WHAT IS EXPECTED:
Drop every picture. Then return, exactly, the lines from the beginning of the listing below through the one containing "-0.801, -0.450, -0.222]".

MATERIAL:
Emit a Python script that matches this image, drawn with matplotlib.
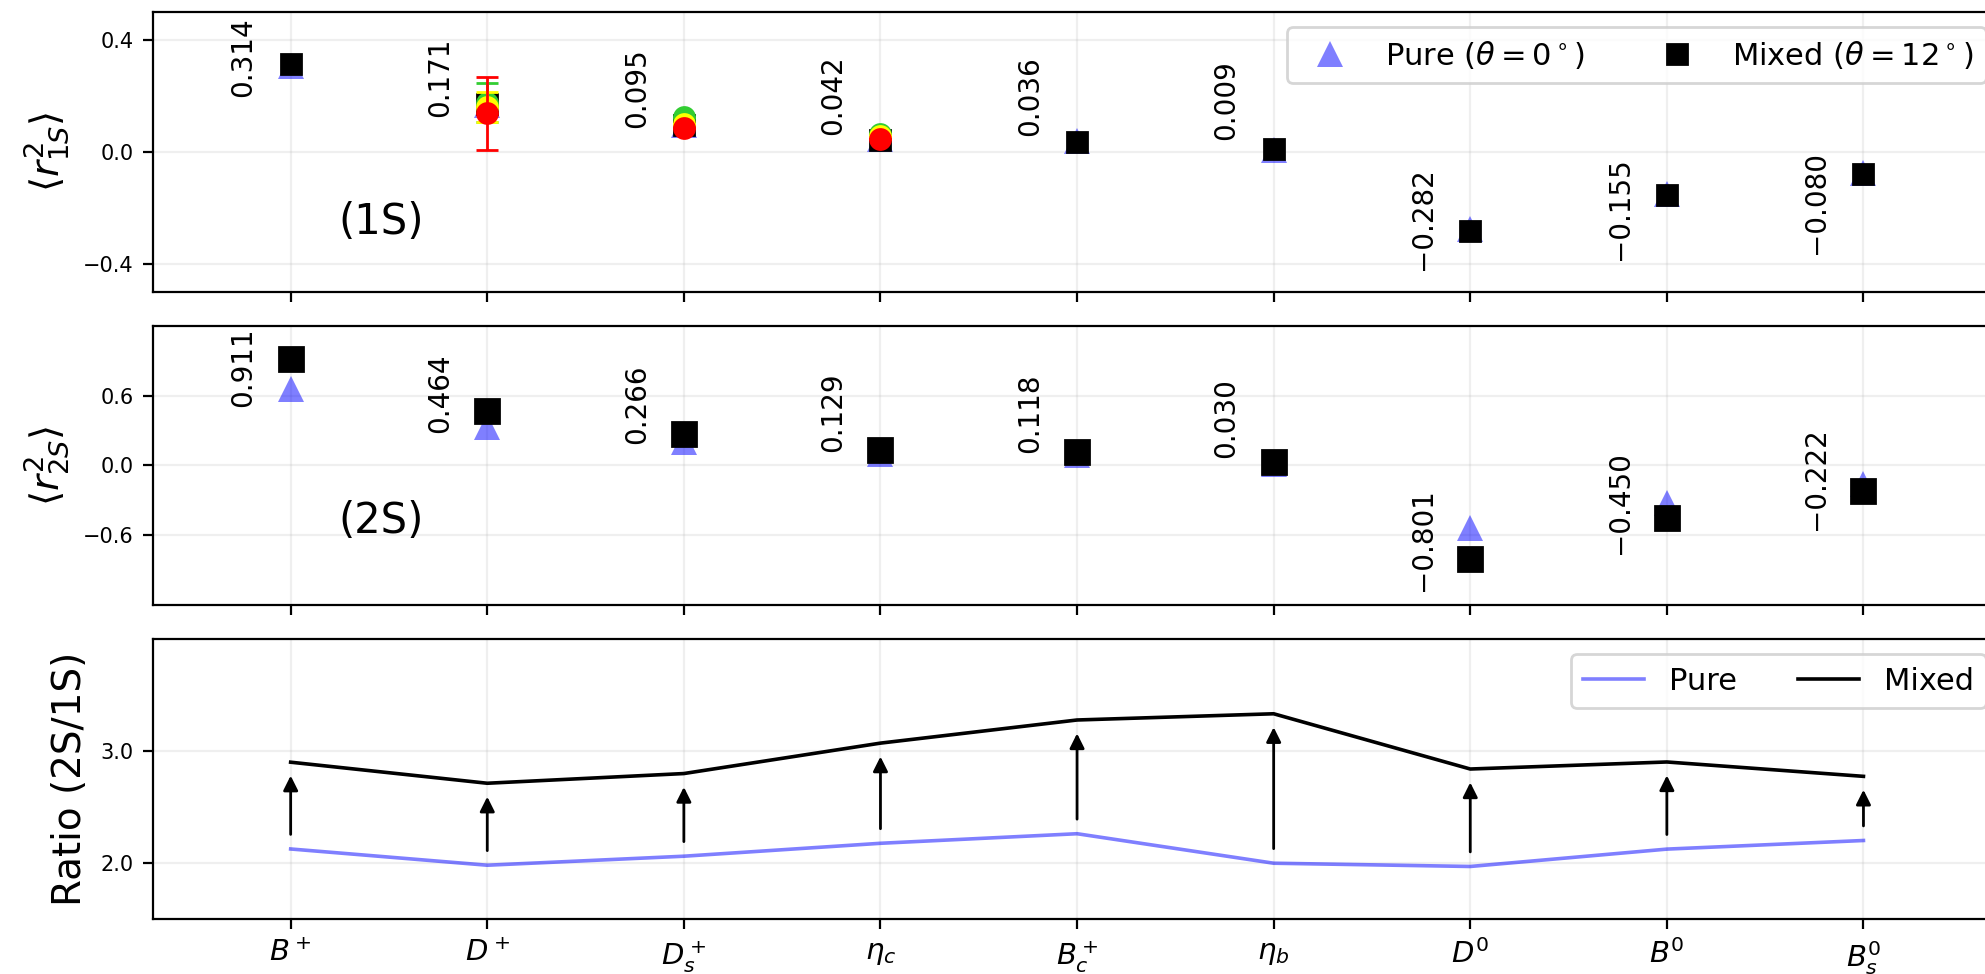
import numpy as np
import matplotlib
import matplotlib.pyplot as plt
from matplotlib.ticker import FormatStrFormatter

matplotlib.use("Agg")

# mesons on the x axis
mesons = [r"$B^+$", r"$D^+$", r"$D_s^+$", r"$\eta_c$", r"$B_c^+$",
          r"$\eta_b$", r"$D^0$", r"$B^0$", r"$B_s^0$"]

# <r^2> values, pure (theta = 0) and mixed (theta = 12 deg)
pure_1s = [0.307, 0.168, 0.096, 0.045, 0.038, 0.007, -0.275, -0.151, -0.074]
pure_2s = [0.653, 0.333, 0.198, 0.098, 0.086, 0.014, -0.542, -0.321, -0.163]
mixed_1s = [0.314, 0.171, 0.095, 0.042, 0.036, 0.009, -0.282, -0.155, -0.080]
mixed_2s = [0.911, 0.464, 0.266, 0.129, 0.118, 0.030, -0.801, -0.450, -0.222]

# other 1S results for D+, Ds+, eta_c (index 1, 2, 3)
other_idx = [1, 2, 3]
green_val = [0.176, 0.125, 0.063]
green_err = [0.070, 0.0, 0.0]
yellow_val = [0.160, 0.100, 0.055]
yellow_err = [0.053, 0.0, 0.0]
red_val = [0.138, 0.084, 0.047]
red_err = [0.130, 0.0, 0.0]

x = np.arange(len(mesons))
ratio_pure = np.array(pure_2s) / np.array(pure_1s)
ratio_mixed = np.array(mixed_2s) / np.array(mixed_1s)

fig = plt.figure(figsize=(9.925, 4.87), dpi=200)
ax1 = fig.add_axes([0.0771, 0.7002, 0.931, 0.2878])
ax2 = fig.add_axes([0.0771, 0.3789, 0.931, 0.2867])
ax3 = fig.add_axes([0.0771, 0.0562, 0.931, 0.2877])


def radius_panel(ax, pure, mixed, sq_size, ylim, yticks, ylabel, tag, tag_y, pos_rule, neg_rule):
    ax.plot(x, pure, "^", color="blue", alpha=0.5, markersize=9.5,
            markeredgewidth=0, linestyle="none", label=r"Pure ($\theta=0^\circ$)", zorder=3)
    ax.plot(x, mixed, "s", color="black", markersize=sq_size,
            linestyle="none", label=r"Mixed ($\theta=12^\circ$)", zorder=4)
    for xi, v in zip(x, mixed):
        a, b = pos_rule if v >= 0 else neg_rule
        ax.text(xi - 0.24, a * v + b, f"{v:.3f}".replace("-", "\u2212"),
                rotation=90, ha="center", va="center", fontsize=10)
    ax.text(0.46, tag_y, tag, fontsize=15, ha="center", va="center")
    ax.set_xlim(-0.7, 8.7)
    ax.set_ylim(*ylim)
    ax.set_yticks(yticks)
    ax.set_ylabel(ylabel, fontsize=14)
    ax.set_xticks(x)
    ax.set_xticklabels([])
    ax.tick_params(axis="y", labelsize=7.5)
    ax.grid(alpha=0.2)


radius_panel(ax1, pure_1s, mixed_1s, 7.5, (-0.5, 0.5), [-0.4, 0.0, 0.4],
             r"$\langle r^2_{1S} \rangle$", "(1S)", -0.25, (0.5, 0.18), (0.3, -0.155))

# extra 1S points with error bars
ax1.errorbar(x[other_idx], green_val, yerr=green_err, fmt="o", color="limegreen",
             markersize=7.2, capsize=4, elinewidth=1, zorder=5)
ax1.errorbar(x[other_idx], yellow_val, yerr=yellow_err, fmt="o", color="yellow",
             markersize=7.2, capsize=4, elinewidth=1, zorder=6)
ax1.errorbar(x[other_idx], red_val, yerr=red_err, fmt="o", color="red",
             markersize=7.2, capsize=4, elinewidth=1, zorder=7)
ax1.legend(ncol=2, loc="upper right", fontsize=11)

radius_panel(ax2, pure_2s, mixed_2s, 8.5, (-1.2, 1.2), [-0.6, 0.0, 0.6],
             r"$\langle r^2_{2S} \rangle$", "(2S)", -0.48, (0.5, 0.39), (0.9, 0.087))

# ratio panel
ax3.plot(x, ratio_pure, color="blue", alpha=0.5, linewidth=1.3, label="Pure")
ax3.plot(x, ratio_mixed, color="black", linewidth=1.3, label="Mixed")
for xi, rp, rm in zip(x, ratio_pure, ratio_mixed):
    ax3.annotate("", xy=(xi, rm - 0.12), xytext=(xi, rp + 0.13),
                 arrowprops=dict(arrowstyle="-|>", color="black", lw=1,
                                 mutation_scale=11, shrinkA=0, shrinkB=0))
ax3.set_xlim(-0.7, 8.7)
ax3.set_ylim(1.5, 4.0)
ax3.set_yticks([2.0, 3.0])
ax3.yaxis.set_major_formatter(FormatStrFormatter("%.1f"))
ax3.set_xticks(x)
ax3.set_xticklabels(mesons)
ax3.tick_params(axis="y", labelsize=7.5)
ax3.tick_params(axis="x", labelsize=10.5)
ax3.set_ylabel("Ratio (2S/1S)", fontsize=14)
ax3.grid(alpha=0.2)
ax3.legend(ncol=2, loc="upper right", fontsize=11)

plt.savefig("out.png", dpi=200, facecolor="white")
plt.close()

EXERCISE RESPONSE:
Emit a Python script that matches this image, drawn with matplotlib.
import numpy as np
import matplotlib
import matplotlib.pyplot as plt
from matplotlib.ticker import FormatStrFormatter

matplotlib.use("Agg")

# mesons on the x axis
mesons = [r"$B^+$", r"$D^+$", r"$D_s^+$", r"$\eta_c$", r"$B_c^+$",
          r"$\eta_b$", r"$D^0$", r"$B^0$", r"$B_s^0$"]

# <r^2> values, pure (theta = 0) and mixed (theta = 12 deg)
pure_1s = [0.307, 0.168, 0.096, 0.045, 0.038, 0.007, -0.275, -0.151, -0.074]
pure_2s = [0.653, 0.333, 0.198, 0.098, 0.086, 0.014, -0.542, -0.321, -0.163]
mixed_1s = [0.314, 0.171, 0.095, 0.042, 0.036, 0.009, -0.282, -0.155, -0.080]
mixed_2s = [0.911, 0.464, 0.266, 0.129, 0.118, 0.030, -0.801, -0.450, -0.222]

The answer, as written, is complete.